begin

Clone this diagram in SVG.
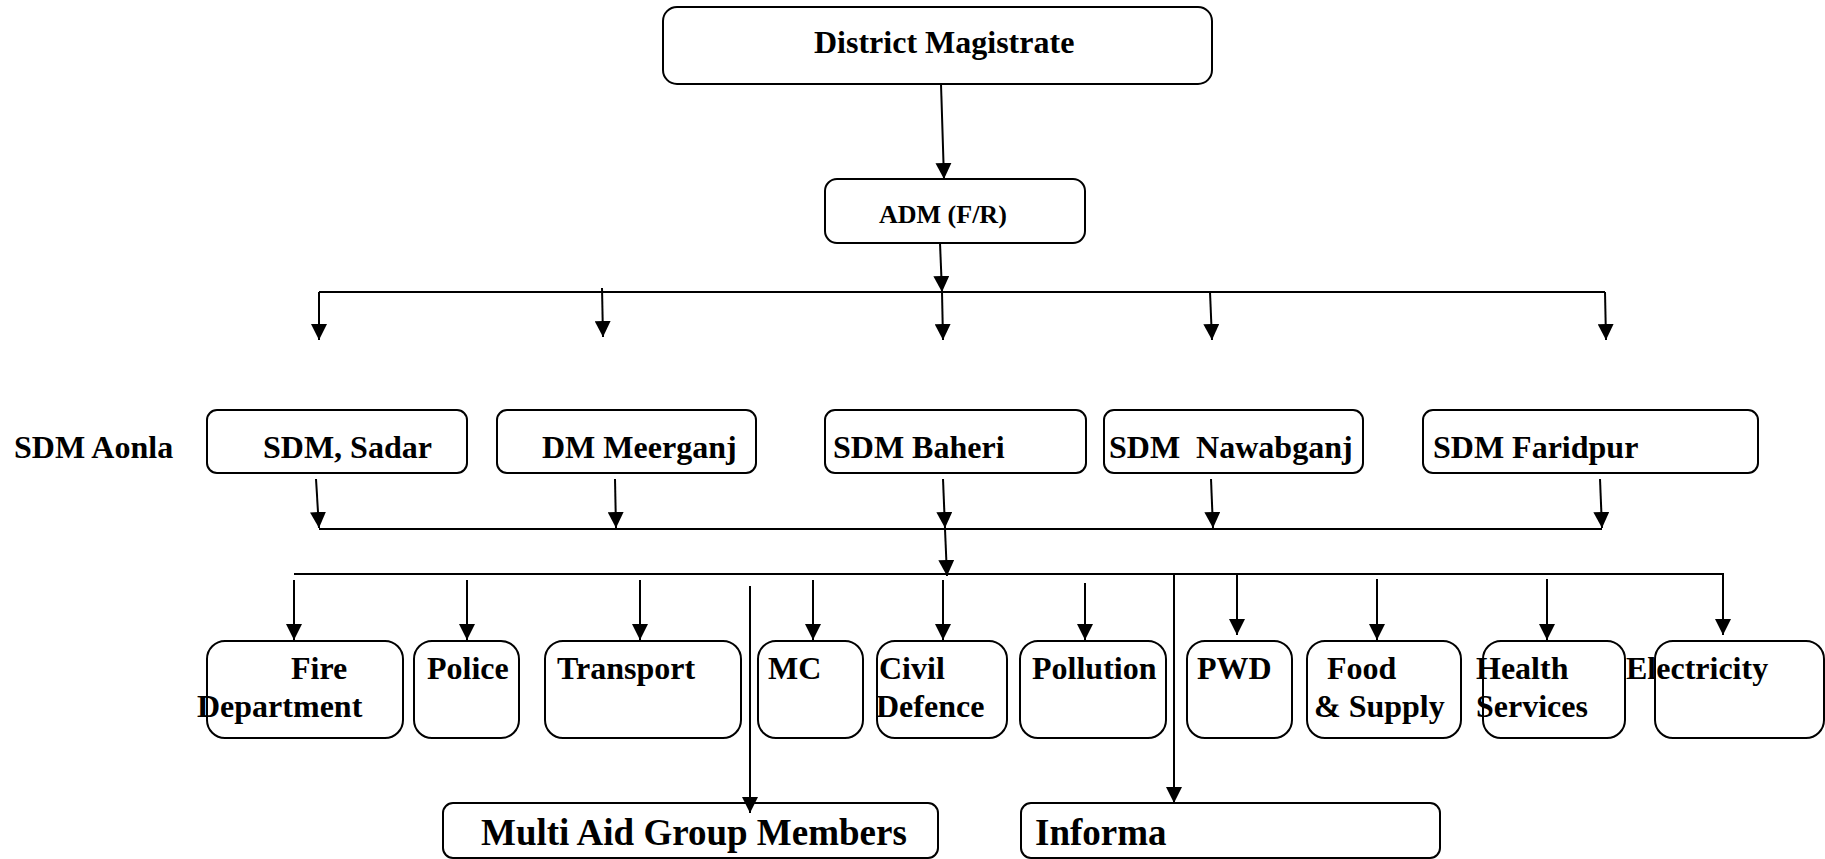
<svg xmlns="http://www.w3.org/2000/svg" width="1825" height="859" viewBox="0 0 1825 859">
<style>
.box{fill:#fff;stroke:#000;stroke-width:2}
.t{font-family:"Liberation Serif","Times New Roman",serif;font-weight:bold;font-size:32px;fill:#000}
.big{font-size:37px}
.small{font-size:26px}
.c{fill:none;stroke:#000;stroke-width:2}
</style>
<defs>
<marker id="ah" markerUnits="userSpaceOnUse" viewBox="0 0 16 16" refX="16" refY="8" markerWidth="16" markerHeight="16" orient="auto">
<path d="M0,0 L16,8 L0,16 z" fill="#000"/>
</marker>
</defs>
<rect width="1825" height="859" fill="#fff"/>
<g id="n-dm"><rect class="box" x="663" y="7" width="549" height="77" rx="14"/><text class="t" x="814" y="53">District Magistrate</text></g>
<g id="n-adm"><rect class="box" x="825" y="179" width="260" height="64" rx="12"/><text class="t small" x="879" y="223">ADM (F/R)</text></g>
<g id="n-aonla"><text class="t" x="14" y="458">SDM Aonla</text></g>
<g id="n-sadar"><rect class="box" x="207" y="410" width="260" height="63" rx="10"/><text class="t" x="263" y="458">SDM, Sadar</text></g>
<g id="n-meerganj"><rect class="box" x="497" y="410" width="259" height="63" rx="10"/><text class="t" x="542" y="458">DM Meerganj</text></g>
<g id="n-baheri"><rect class="box" x="825" y="410" width="261" height="63" rx="10"/><text class="t" x="833" y="458">SDM Baheri</text></g>
<g id="n-nawabganj"><rect class="box" x="1104" y="410" width="259" height="63" rx="10"/><text class="t" x="1109" y="458" xml:space="preserve">SDM  Nawabganj</text></g>
<g id="n-faridpur"><rect class="box" x="1423" y="410" width="335" height="63" rx="10"/><text class="t" x="1433" y="458">SDM Faridpur</text></g>
<g id="n-fire"><rect class="box" x="207" y="641" width="196" height="97" rx="18"/><text class="t" x="291" y="679">Fire</text><text class="t" x="197" y="717">Department</text></g>
<g id="n-police"><rect class="box" x="414" y="641" width="105" height="97" rx="18"/><text class="t" x="427" y="679">Police</text></g>
<g id="n-transport"><rect class="box" x="545" y="641" width="196" height="97" rx="18"/><text class="t" x="557" y="679">Transport</text></g>
<g id="n-mc"><rect class="box" x="758" y="641" width="105" height="97" rx="18"/><text class="t" x="768" y="679">MC</text></g>
<g id="n-civil"><rect class="box" x="877" y="641" width="130" height="97" rx="18"/><text class="t" x="879" y="679">Civil</text><text class="t" x="876" y="717">Defence</text></g>
<g id="n-pollution"><rect class="box" x="1020" y="641" width="146" height="97" rx="18"/><text class="t" x="1032" y="679">Pollution</text></g>
<g id="n-pwd"><rect class="box" x="1187" y="641" width="105" height="97" rx="18"/><text class="t" x="1197" y="679">PWD</text></g>
<g id="n-food"><rect class="box" x="1307" y="641" width="154" height="97" rx="18"/><text class="t" x="1327" y="679">Food</text><text class="t" x="1314" y="717">&amp; Supply</text></g>
<g id="n-health"><rect class="box" x="1483" y="641" width="142" height="97" rx="18"/><text class="t" x="1476" y="679">Health</text><text class="t" x="1476" y="717">Services</text></g>
<g id="n-electricity"><rect class="box" x="1655" y="641" width="169" height="97" rx="18"/><text class="t" x="1626" y="679">Electricity</text></g>
<g id="n-multiaid"><rect class="box" x="443" y="803" width="495" height="55" rx="10"/><text class="t big" x="481" y="845">Multi Aid Group Members</text></g>
<g id="n-informa"><rect class="box" x="1021" y="803" width="419" height="55" rx="10"/><text class="t big" x="1035" y="845">Informa</text></g>
<g id="connectors">
<path class="c" d="M941,84 L944,179" marker-end="url(#ah)"/>
<path class="c" d="M940,243 L942,292" marker-end="url(#ah)"/>
<path class="c" d="M319,292 H1605"/>
<path class="c" d="M319,292 L319,340" marker-end="url(#ah)"/>
<path class="c" d="M602,288 L603,337" marker-end="url(#ah)"/>
<path class="c" d="M942,292 L943,340" marker-end="url(#ah)"/>
<path class="c" d="M1210,292 L1212,340" marker-end="url(#ah)"/>
<path class="c" d="M1605,292 L1606,340" marker-end="url(#ah)"/>
<path class="c" d="M316,479 L319,528" marker-end="url(#ah)"/>
<path class="c" d="M615,479 L616,528" marker-end="url(#ah)"/>
<path class="c" d="M943,479 L945,528" marker-end="url(#ah)"/>
<path class="c" d="M1211,479 L1213,528" marker-end="url(#ah)"/>
<path class="c" d="M1600,479 L1602,528" marker-end="url(#ah)"/>
<path class="c" d="M319,529 H1602"/>
<path class="c" d="M945,529 L947,576" marker-end="url(#ah)"/>
<path class="c" d="M294,574 H1723 V635" marker-end="url(#ah)"/>
<path class="c" d="M294,580 L294,640" marker-end="url(#ah)"/>
<path class="c" d="M467,580 L467,640" marker-end="url(#ah)"/>
<path class="c" d="M640,580 L640,640" marker-end="url(#ah)"/>
<path class="c" d="M813,580 L813,640" marker-end="url(#ah)"/>
<path class="c" d="M943,580 L943,640" marker-end="url(#ah)"/>
<path class="c" d="M1085,583 L1085,640" marker-end="url(#ah)"/>
<path class="c" d="M1237,575 L1237,635" marker-end="url(#ah)"/>
<path class="c" d="M1377,579 L1377,640" marker-end="url(#ah)"/>
<path class="c" d="M1547,579 L1547,640" marker-end="url(#ah)"/>
<path class="c" d="M750,586 L750,813" marker-end="url(#ah)"/>
<path class="c" d="M1174,574 L1174,803" marker-end="url(#ah)"/>
</g>
</svg>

end

◆ What the exercise asks ◆
Reproduce the material in full, word for word, and omit the pictures.

◆ Exercise solution ◆
Clone this diagram in SVG.
<svg xmlns="http://www.w3.org/2000/svg" width="1825" height="859" viewBox="0 0 1825 859">
<style>
.box{fill:#fff;stroke:#000;stroke-width:2}
.t{font-family:"Liberation Serif","Times New Roman",serif;font-weight:bold;font-size:32px;fill:#000}
.big{font-size:37px}
.small{font-size:26px}
.c{fill:none;stroke:#000;stroke-width:2}
</style>
<defs>
<marker id="ah" markerUnits="userSpaceOnUse" viewBox="0 0 16 16" refX="16" refY="8" markerWidth="16" markerHeight="16" orient="auto">
<path d="M0,0 L16,8 L0,16 z" fill="#000"/>
</marker>
</defs>
<rect width="1825" height="859" fill="#fff"/>
<g id="n-dm"><rect class="box" x="663" y="7" width="549" height="77" rx="14"/><text class="t" x="814" y="53">District Magistrate</text></g>
<g id="n-adm"><rect class="box" x="825" y="179" width="260" height="64" rx="12"/><text class="t small" x="879" y="223">ADM (F/R)</text></g>
<g id="n-aonla"><text class="t" x="14" y="458">SDM Aonla</text></g>
<g id="n-sadar"><rect class="box" x="207" y="410" width="260" height="63" rx="10"/><text class="t" x="263" y="458">SDM, Sadar</text></g>
<g id="n-meerganj"><rect class="box" x="497" y="410" width="259" height="63" rx="10"/><text class="t" x="542" y="458">DM Meerganj</text></g>
<g id="n-baheri"><rect class="box" x="825" y="410" width="261" height="63" rx="10"/><text class="t" x="833" y="458">SDM Baheri</text></g>
<g id="n-nawabganj"><rect class="box" x="1104" y="410" width="259" height="63" rx="10"/><text class="t" x="1109" y="458" xml:space="preserve">SDM  Nawabganj</text></g>
<g id="n-faridpur"><rect class="box" x="1423" y="410" width="335" height="63" rx="10"/><text class="t" x="1433" y="458">SDM Faridpur</text></g>
<g id="n-fire"><rect class="box" x="207" y="641" width="196" height="97" rx="18"/><text class="t" x="291" y="679">Fire</text><text class="t" x="197" y="717">Department</text></g>
<g id="n-police"><rect class="box" x="414" y="641" width="105" height="97" rx="18"/><text class="t" x="427" y="679">Police</text></g>
<g id="n-transport"><rect class="box" x="545" y="641" width="196" height="97" rx="18"/><text class="t" x="557" y="679">Transport</text></g>
<g id="n-mc"><rect class="box" x="758" y="641" width="105" height="97" rx="18"/><text class="t" x="768" y="679">MC</text></g>
<g id="n-civil"><rect class="box" x="877" y="641" width="130" height="97" rx="18"/><text class="t" x="879" y="679">Civil</text><text class="t" x="876" y="717">Defence</text></g>
<g id="n-pollution"><rect class="box" x="1020" y="641" width="146" height="97" rx="18"/><text class="t" x="1032" y="679">Pollution</text></g>
<g id="n-pwd"><rect class="box" x="1187" y="641" width="105" height="97" rx="18"/><text class="t" x="1197" y="679">PWD</text></g>
<g id="n-food"><rect class="box" x="1307" y="641" width="154" height="97" rx="18"/><text class="t" x="1327" y="679">Food</text><text class="t" x="1314" y="717">&amp; Supply</text></g>
<g id="n-health"><rect class="box" x="1483" y="641" width="142" height="97" rx="18"/><text class="t" x="1476" y="679">Health</text><text class="t" x="1476" y="717">Services</text></g>
<g id="n-electricity"><rect class="box" x="1655" y="641" width="169" height="97" rx="18"/><text class="t" x="1626" y="679">Electricity</text></g>
<g id="n-multiaid"><rect class="box" x="443" y="803" width="495" height="55" rx="10"/><text class="t big" x="481" y="845">Multi Aid Group Members</text></g>
<g id="n-informa"><rect class="box" x="1021" y="803" width="419" height="55" rx="10"/><text class="t big" x="1035" y="845">Informa</text></g>
<g id="connectors">
<path class="c" d="M941,84 L944,179" marker-end="url(#ah)"/>
<path class="c" d="M940,243 L942,292" marker-end="url(#ah)"/>
<path class="c" d="M319,292 H1605"/>
<path class="c" d="M319,292 L319,340" marker-end="url(#ah)"/>
<path class="c" d="M602,288 L603,337" marker-end="url(#ah)"/>
<path class="c" d="M942,292 L943,340" marker-end="url(#ah)"/>
<path class="c" d="M1210,292 L1212,340" marker-end="url(#ah)"/>
<path class="c" d="M1605,292 L1606,340" marker-end="url(#ah)"/>
<path class="c" d="M316,479 L319,528" marker-end="url(#ah)"/>
<path class="c" d="M615,479 L616,528" marker-end="url(#ah)"/>
<path class="c" d="M943,479 L945,528" marker-end="url(#ah)"/>
<path class="c" d="M1211,479 L1213,528" marker-end="url(#ah)"/>
<path class="c" d="M1600,479 L1602,528" marker-end="url(#ah)"/>
<path class="c" d="M319,529 H1602"/>
<path class="c" d="M945,529 L947,576" marker-end="url(#ah)"/>
<path class="c" d="M294,574 H1723 V635" marker-end="url(#ah)"/>
<path class="c" d="M294,580 L294,640" marker-end="url(#ah)"/>
<path class="c" d="M467,580 L467,640" marker-end="url(#ah)"/>
<path class="c" d="M640,580 L640,640" marker-end="url(#ah)"/>
<path class="c" d="M813,580 L813,640" marker-end="url(#ah)"/>
<path class="c" d="M943,580 L943,640" marker-end="url(#ah)"/>
<path class="c" d="M1085,583 L1085,640" marker-end="url(#ah)"/>
<path class="c" d="M1237,575 L1237,635" marker-end="url(#ah)"/>
<path class="c" d="M1377,579 L1377,640" marker-end="url(#ah)"/>
<path class="c" d="M1547,579 L1547,640" marker-end="url(#ah)"/>
<path class="c" d="M750,586 L750,813" marker-end="url(#ah)"/>
<path class="c" d="M1174,574 L1174,803" marker-end="url(#ah)"/>
</g>
</svg>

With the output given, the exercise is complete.